Dystopian Jangle Pop

We Are Scientists are an indie-rock group who despite changes to their lineup, have maintained their integral core—lead singer/guitarist Keith Austin Murray and bassist Christopher “Chris” Ian Cain, who besides their mutual love of stand-up comedy have enjoyed performing together for almost two decades.

Their sixth studio album, Megaplex, will be released from 100% Records on April 20th. It was recorded in New York City with producer Max Hart, a longtime collaborator who previously worked on the band’s 2016 studio album Helter Seltzer. Together they spark that same kind of goofy energy that fans have come to know and love.

The album not-so-subtly skates along the border of political satire and our technologically advanced reality with dystopian concepts like mind control and subversion.

It opens with the lead single, “One In, One Out,” an uplifting indie-pop track about quickly falling in and out of love. And the music video, which was directed by another of their frequent collaborators, Jedidiah Mitchell, is visually impressive. In it, we see the band who have transported as holograms into this Ready Player One kind of world.

“Notes in a Bottle” is an unexpectedly gloomy track that segues from the somewhat suspenseful introduction to the more lively, upbeat track “Heart is a Weapon.” They follow with their latest single, “Your Light Has Changed,” which lyrically speaks about an obsessive desire for someone who is unreceptive to change.
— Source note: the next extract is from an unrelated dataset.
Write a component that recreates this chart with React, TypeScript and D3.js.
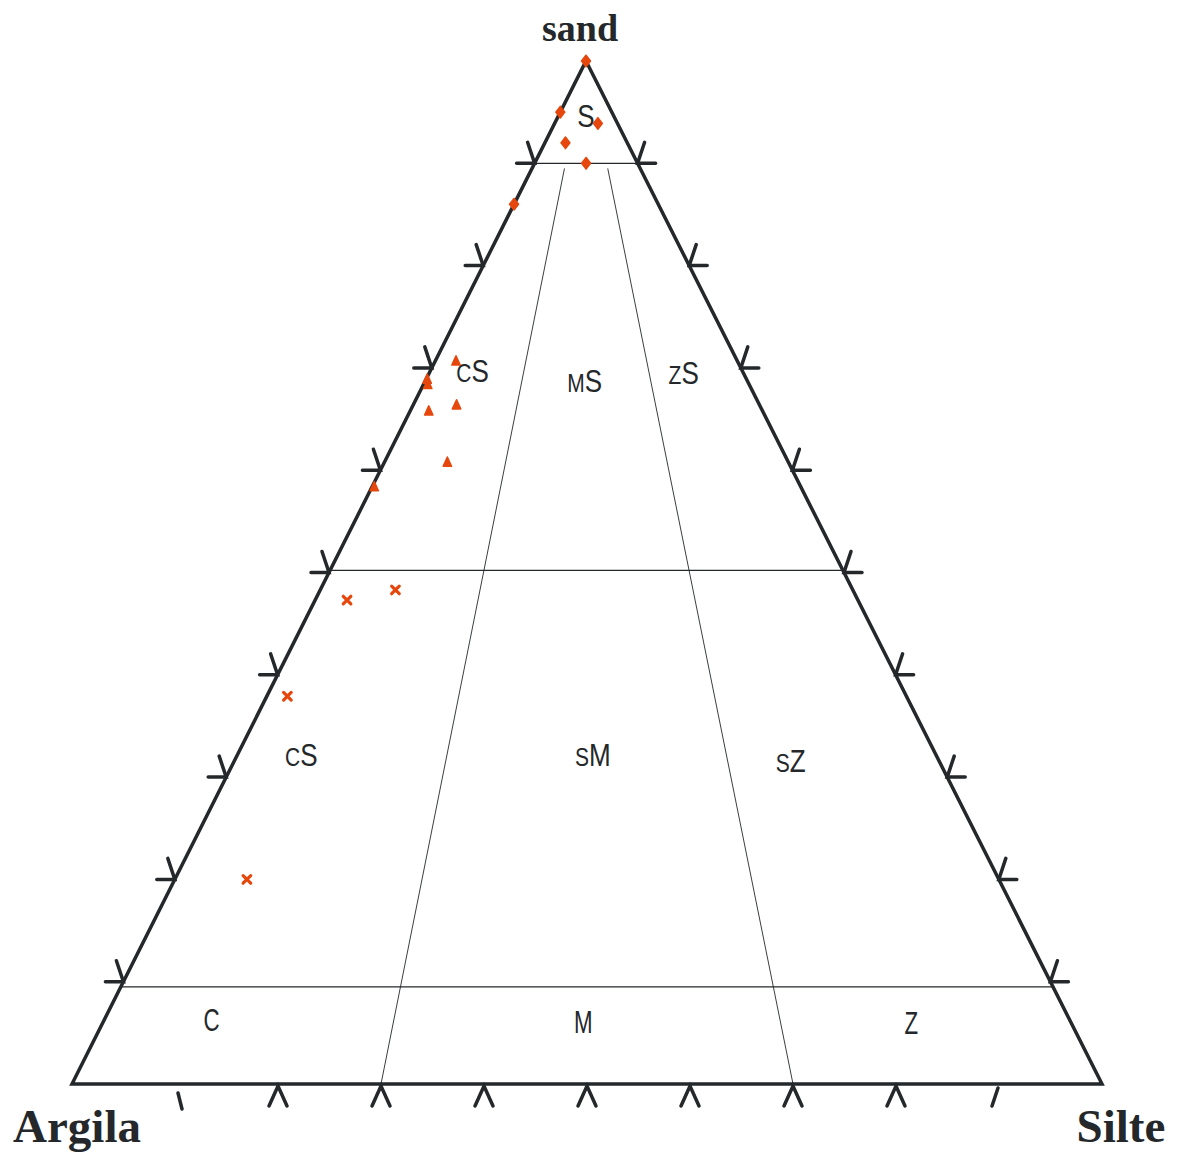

Directed by Mitchell, the music video focuses on some Black Mirror type mind-control where the listeners are trapped in the song.

The Brooklyn natives show their affection for “the city that never sleeps” with the track, “No Wait at Five Leaves,” a somewhat sarcastic title about the popular Greenpoint restaurant, which they follow with “Not Another Word” a synth-heavy dance-pop track which might remind listeners of artists like Head Automatica or Say Anything.

Another noteworthy track, “Now or Never,” comes in with a much heavier alternative rock sound, which really stands out from the rest of the rest of the album. “You Failed” is another display of their comedic wit on this slightly melancholic electronic track about “the test of a lifetime.”

The album closes with “Properties of Perception,” a much more jangly alt-rock track that sounds like Oasis with a little New Pornographers mixed in.

If there is one thing that fans will thoroughly enjoy it is the simple fact that while the band has changed some over the past two years, they are still their same humorous selves. And for those who are first introducing themselves to the band, Megaplex is as good an album as any to start with. For more be sure to check it out this Friday.